You can, in fact, go home again.
(That’s where I am right now, in fact: my parents’ home, my childhood home, on the other side of the country from my usual home. My parents and I agreed a long time ago that trying to arrange traveling during the actual holidays was too much of a pain; and given that they live in Texas, it’s preferable for us to avoid the summer months, of which there are many.)
I only do this once a year, and every year, there are so many things that are the same — the old Walgreens that’s been there as long as I can remember, my favorite local-only sandwich chain, the wide streets that are still so cramped because of the constant, unending construction. The redbrick exterior of my childhood home looks untouched: there are some cosmetic changes to the yard, reflecting my mother’s whims with her gardening projects, but outside it looks exactly the same.
Inside, it’s a little different.
My parents are older and it’s showing; they’ve made updates and changes to the interior to reflect some of that. A year and a half ago, they ripped up all the carpet that’s been in this house since it was made (nearly 30 years ago, whoosh) and replaced it all with hardwood. They installed a new sound system and remodeled their kitchen to update everything. My bedroom is stripped of a lot of what I left behind — there’s a handful of my old books, a couple of stickers I slapped onto the walls when I was 6, and a handful of clothes in the closet.
Even with all of that, the house still looks the same. Every time I walk in, it’s not like walking into a stranger’s home; I know where everything is. I know where Dad keeps the giant baggy of free toothbrushes accumulated from dentist visits; I know where Mom keeps the spare trash bags. I know how life goes in this house, where my parents live in their retirement, where I grew up.
But it also doesn’t really feel like “my home” in the same way. It is, but it isn’t. It’s a lot of house for two people — to be honest, it was a lot for three people, when I was growing up — but my parents have held on for various reasons. Initially, Mom wanted me to have a familiar place to come home to, when I was back from college. Then it became about the garden (it might have always, in some ways, been at least partly about the garden). Mom’s put so much work and money into it over the years, and it shows. It’s practically a sibling to me, in some ways. I know where the little walkways are, where she has the vegetables versus the flowering fruit trees; I know where the little stone Buddha is set and where she’s planted her roses.
I know where everything is; this is still a home to me, even if it is not my home anymore. There are spaces here for me, but they’re the ones left for me, whether by time, familiarity, or a deliberate attempt on my parents’ part.
(I love my parents, but by now it is quite apparent we’re very different in our tastes and preferences in life. I get a lot of the very bemused, “we support you but we don’t understand why you make your choices, and because we don’t understand we’ll be inadvertently pretty insensitive sometimes about the matter.”)

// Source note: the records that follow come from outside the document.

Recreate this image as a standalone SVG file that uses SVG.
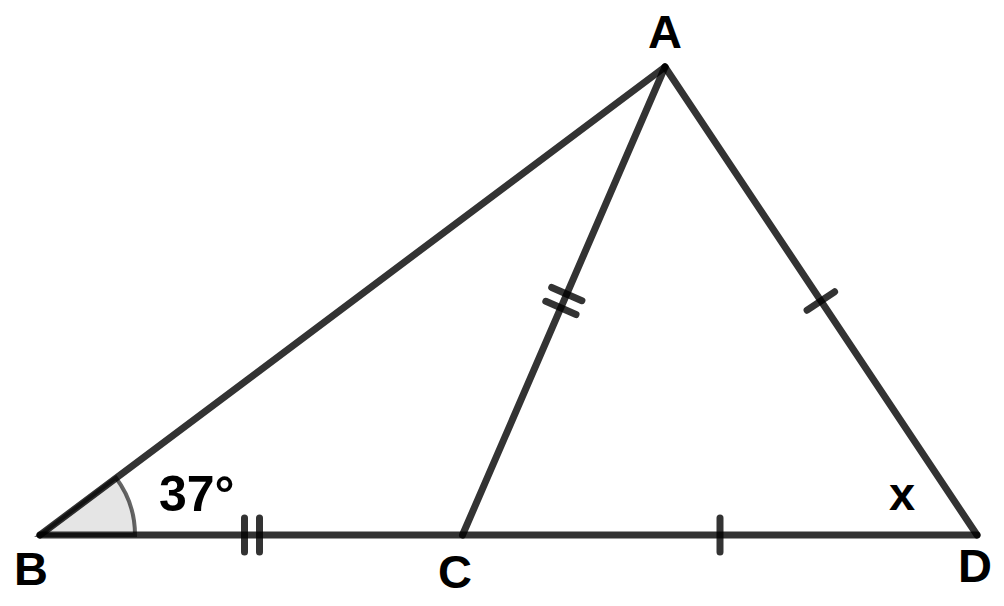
<svg xmlns="http://www.w3.org/2000/svg" width="1004" height="606" viewBox="0 0 1004 606">
<style>
.seg{stroke:#000;stroke-opacity:0.8;stroke-width:7;stroke-linecap:round;fill:none}
.tick{stroke:#000;stroke-opacity:0.8;stroke-width:7;stroke-linecap:round;fill:none}
.lbl{font-family:"Liberation Sans",Arial,sans-serif;font-weight:bold;font-size:47px;fill:#000}
</style>
<rect width="1004" height="606" fill="#fff"/>
<g id="angle-B">
<path d="M40,535 L135,535 A95,95 0 0 0 115.9,477.8 Z" fill="#000" fill-opacity="0.1" stroke="#000" stroke-opacity="0.6" stroke-width="4"/>
</g>
<g id="connectors">
<line class="seg" x1="40" y1="535" x2="665" y2="67"/>
<line class="seg" x1="665" y1="67" x2="462.5" y2="535"/>
<line class="seg" x1="665" y1="67" x2="977" y2="535"/>
<line class="seg" x1="40" y1="535" x2="977" y2="535"/>
</g>
<g id="ticks">
<line class="tick" x1="244.5" y1="518" x2="244.5" y2="552"/>
<line class="tick" x1="259.5" y1="518" x2="259.5" y2="552"/>
<line class="tick" x1="720" y1="518" x2="720" y2="552"/>
<line class="tick" x1="551.7" y1="287.5" x2="581.9" y2="300.7"/>
<line class="tick" x1="545.8" y1="301.3" x2="576.0" y2="314.5"/>
<line class="tick" x1="807.1" y1="310.2" x2="834.6" y2="291.8"/>
</g>
<g id="node-A"><text class="lbl" x="665" y="48" text-anchor="middle">A</text></g>
<g id="node-B"><text class="lbl" x="31" y="585" text-anchor="middle">B</text></g>
<g id="node-C"><text class="lbl" x="455" y="588" text-anchor="middle">C</text></g>
<g id="node-D"><text class="lbl" x="975" y="582" text-anchor="middle">D</text></g>
<g id="label-angle"><text class="lbl" x="159" y="511" style="font-size:50px">37°</text></g>
<g id="label-x"><text class="lbl" x="902" y="510" text-anchor="middle">x</text></g>
</svg>
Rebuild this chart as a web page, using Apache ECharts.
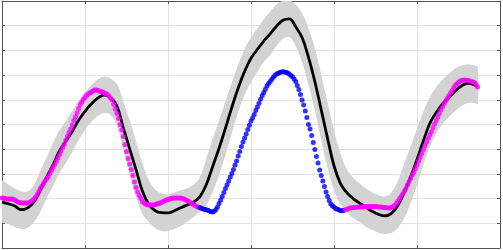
<!DOCTYPE html>
<html>
<head>
<meta charset="utf-8">
<script src="https://cdn.jsdelivr.net/npm/echarts@6/dist/echarts.min.js"></script>
<style>html,body{margin:0;padding:0;background:#fff}#c{width:503px;height:250px}</style>
</head>
<body>
<div id="c"></div>
<script>
// weekly observations (x = week index)
var obsAStart = 0;
var obsA = [2.02,2.01,2.00,1.98,1.98,1.98,1.98,1.97,1.94,1.90,
1.86,1.84,1.82,1.82,1.82,1.82,1.82,1.84,1.88,1.92,
1.98,2.06,2.17,2.29,2.41,2.51,2.61,2.71,2.81,2.89,
3.02,3.14,3.26,3.38,3.50,3.64,3.78,3.93,4.07,4.19,
4.37,4.51,4.68,4.82,4.98,5.16,5.30,5.47,5.65,5.81,
5.91,6.01,6.09,6.17,6.23,6.28,6.32,6.36,6.40,6.40,
6.38,6.36,6.34,6.32,6.28,6.26,6.21,6.15,6.07,5.99,
5.81,5.63,5.45,5.24,5.00,4.78,4.51,4.19,3.91,3.62,
3.40,3.18,2.94,2.67,2.45,2.27,2.13,2.00,1.88,1.82,
1.78,1.75,1.74,1.74,1.74,1.74,1.76,1.78,1.80,1.82,
1.85,1.88,1.91,1.94,1.96,1.98,2.00,2.02,2.02,2.02,
2.02,2.02,2.02,2.00,1.98,1.95,1.92,1.88,1.84,1.80,
1.76,1.72,1.68,1.65];
var obsBStart = 124;
var obsB = [1.64,1.61,1.58,1.56,1.55,1.53,1.50,1.47,1.46,1.49,
1.56,1.66,1.80,1.94,2.09,2.25,2.41,2.56,2.71,2.87,
3.02,3.18,3.36,3.52,3.72,3.91,4.11,4.29,4.45,4.62,
4.80,4.97,5.14,5.26,5.40,5.57,5.71,5.86,6.02,6.17,
6.30,6.43,6.56,6.66,6.74,6.83,6.91,6.98,7.04,7.07,
7.11,7.13,7.14,7.13,7.11,7.08,7.04,6.98,6.93,6.84,
6.74,6.58,6.42,6.21,5.99,5.79,5.55,5.28,5.00,4.82,
4.55,4.27,3.99,3.70,3.44,3.16,2.94,2.71,2.49,2.27,
2.09,1.92,1.78,1.71,1.66,1.60,1.57,1.55,1.52,1.51,
1.52];
var obsCStart = 215;
var obsC = [1.55,1.57,1.59,1.62,1.63,1.63,1.64,1.65,1.65,1.66,
1.67,1.66,1.68,1.68,1.67,1.68,1.68,1.67,1.68,1.68,
1.67,1.66,1.66,1.65,1.64,1.64,1.63,1.62,1.62,1.64,
1.67,1.72,1.80,1.89,1.99,2.09,2.19,2.30,2.41,2.55,
2.68,2.81,2.96,3.08,3.21,3.36,3.52,3.67,3.83,3.98,
4.14,4.28,4.43,4.57,4.71,4.87,5.02,5.16,5.30,5.45,
5.60,5.72,5.85,5.96,6.06,6.17,6.28,6.38,6.49,6.58,
6.65,6.71,6.76,6.78,6.79,6.80,6.79,6.78,6.76,6.75,
6.72,6.70,6.62,6.52];

// model fit and its band, at these weeks
var fitWeeks = [0,4,8,12,16,20,24,28,32,36,40,44,48,52,56,60,64,68,72,76,80,84,88,92,96,100,
104,108,112,116,120,124,128,132,136,140,144,148,152,156,160,164,168,172,176,180,184,188,192,196,200,
204,208,212,216,220,224,228,232,236,240,244,248,252,256,260,264,268,272,276,280,284,288,292,296,298];
var fitMean = [1.86,1.79,1.70,1.55,1.62,1.86,2.34,2.87,3.37,3.93,4.33,4.72,5.17,5.53,5.84,6.07,6.19,6.09,5.75,4.86,
4.01,3.16,2.30,1.76,1.51,1.43,1.42,1.51,1.63,1.74,1.86,2.08,2.57,3.30,4.04,4.85,5.70,6.48,7.15,7.68,
8.04,8.38,8.67,8.98,9.22,9.28,8.96,8.52,7.73,6.74,5.59,4.43,3.33,2.62,2.24,2.00,1.82,1.64,1.48,1.36,
1.30,1.40,1.72,2.25,2.87,3.58,4.34,5.04,5.48,5.83,6.09,6.36,6.57,6.67,6.60,6.52];
var fitUpper = [2.71,2.55,2.39,2.27,2.27,2.51,3.08,3.64,4.21,4.74,5.10,5.51,5.91,6.28,6.56,6.80,6.92,6.84,6.60,5.87,
5.10,4.25,3.36,2.71,2.35,2.19,2.15,2.23,2.31,2.39,2.55,2.83,3.56,4.37,5.10,5.87,6.64,7.37,8.02,8.50,
8.87,9.23,9.55,9.84,10.0,10.0,9.84,9.47,8.83,8.02,6.92,5.79,4.66,3.77,3.16,2.83,2.59,2.39,2.23,2.11,
2.06,2.23,2.67,3.36,4.05,4.78,5.47,6.07,6.48,6.80,7.04,7.25,7.37,7.41,7.37,7.33];
var fitLower = [1.05,0.97,0.85,0.77,0.81,1.05,1.46,2.02,2.51,3.04,3.44,3.89,4.37,4.78,5.10,5.34,5.47,5.38,4.94,3.97,
2.96,2.06,1.38,1.05,0.81,0.69,0.69,0.77,0.89,1.05,1.26,1.46,1.74,2.27,2.96,3.77,4.66,5.51,6.19,6.72,
7.13,7.53,7.81,8.18,8.46,8.54,8.18,7.53,6.60,5.59,4.37,3.24,2.35,1.78,1.46,1.21,1.05,0.85,0.73,0.61,
0.57,0.61,0.81,1.21,1.82,2.55,3.36,4.09,4.62,5.02,5.30,5.55,5.75,5.87,5.87,5.83];

var xMin = 0, xMax = 312, xStep = 52;
var yMin = 0, yMax = 10, yStep = 1;

function pts(start, arr){ return arr.map(function(v,i){ return [start+i, v]; }); }
var meanPts = fitWeeks.map(function(w,i){ return [w, fitMean[i]]; });
var bandRows = fitWeeks.map(function(w,i){ return [w, fitLower[i], fitUpper[i]]; });

function renderBand(params, api){
  if (params.dataIndex !== 0) return null;
  var upperLine = [], lowerLine = [];
  for (var i = 0; i < fitWeeks.length; i++) {
    upperLine.push(api.coord([fitWeeks[i], fitUpper[i]]));
    lowerLine.push(api.coord([fitWeeks[i], fitLower[i]]));
  }
  var cs = params.coordSys;
  return {
    type:'group',
    children:[
      {type:'polyline', shape:{points:upperLine.concat([]), smooth:0.35}, style:{stroke:'#d3d3d3', fill:null, lineWidth:1}},
      {type:'polygon', shape:{points:upperLine.concat(lowerLine.slice().reverse()), smooth:0.35},
        style:{fill:'#d3d3d3', stroke:null}}
    ],
    clipPath:{type:'rect', shape:{x:cs.x, y:cs.y, width:cs.width, height:cs.height}}
  };
}

var frame = '#555';
function axisCommon(){
  return {
    axisLine:{show:true, onZero:false, lineStyle:{color:frame, width:1}},
    axisTick:{show:true, inside:true, length:3, lineStyle:{color:frame}},
    axisLabel:{show:false}
  };
}
var chart = echarts.init(document.getElementById('c'), null, {renderer:'canvas'});
chart.setOption({
  animation:false,
  backgroundColor:'#fff',
  grid:{left:2, top:1, width:498, height:247, containLabel:false},
  xAxis:[
    Object.assign({type:'value', min:xMin, max:xMax, interval:xStep, position:'bottom',
      splitLine:{show:true, lineStyle:{color:'#e3e3e3', width:1}}}, axisCommon()),
    Object.assign({type:'value', min:xMin, max:xMax, interval:xStep, position:'top',
      splitLine:{show:false}}, axisCommon())
  ],
  yAxis:[
    Object.assign({type:'value', min:yMin, max:yMax, interval:yStep, position:'left',
      splitLine:{show:true, lineStyle:{color:'#e3e3e3', width:1}}}, axisCommon()),
    Object.assign({type:'value', min:yMin, max:yMax, interval:yStep, position:'right',
      splitLine:{show:false}}, axisCommon())
  ],
  series:[
    {type:'custom', data:bandRows, renderItem:renderBand, silent:true, z:1,
     encode:{x:0, y:[1,2]}},
    {type:'line', data:meanPts, smooth:0.4, showSymbol:false,
     lineStyle:{color:'#000', width:2.8}, z:3},
    {type:'scatter', data:pts(obsAStart, obsA), symbolSize:5, itemStyle:{color:'#ff00ff'}, z:4},
    {type:'scatter', data:pts(obsBStart, obsB), symbolSize:5, itemStyle:{color:'#0000ff'}, z:4},
    {type:'scatter', data:pts(obsCStart, obsC), symbolSize:5, itemStyle:{color:'#ff00ff'}, z:4}
  ]
});
</script>
</body>
</html>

These are not spaces I made for myself. This isn’t the home where I choose to live. Austin is not “my” city, in the same way Seattle is; I’m not familiar with its roads and layouts. I barely know what downtown looks like, because my parents live out in the suburbs. I grew up detached from the city, even as I was considered part of it. People are friendly, but also do things like openly speculate about my race to my face like it’s any of their business, or speak to me slowly and over-enunciated, like they expect me to not understand what they’re saying. Walking through the airport, I am one of maybe ten Asian people period.
That’s not necessarily a fault of the city. People live where they live, whether by circumstance or choice, and Austin has been good to and for my parents, who continue to live comfortably in the home that they built.
But for me, I can go home again, but it’s not really home in some ways. I don’t live here, I just visit.
(For one thing, it’s actually pretty hard to get anything done, because my parents keep hovering even when I’m trying to focus and get things done and talking to/at me. I haven’t even been here for 24 hours and Dad’s made me watch 4 trailers and Mom keeps asking me about what I want to eat as soon as I’ve finished eating. Parents.
Wish me luck in making it through this week without getting into at least one fight.)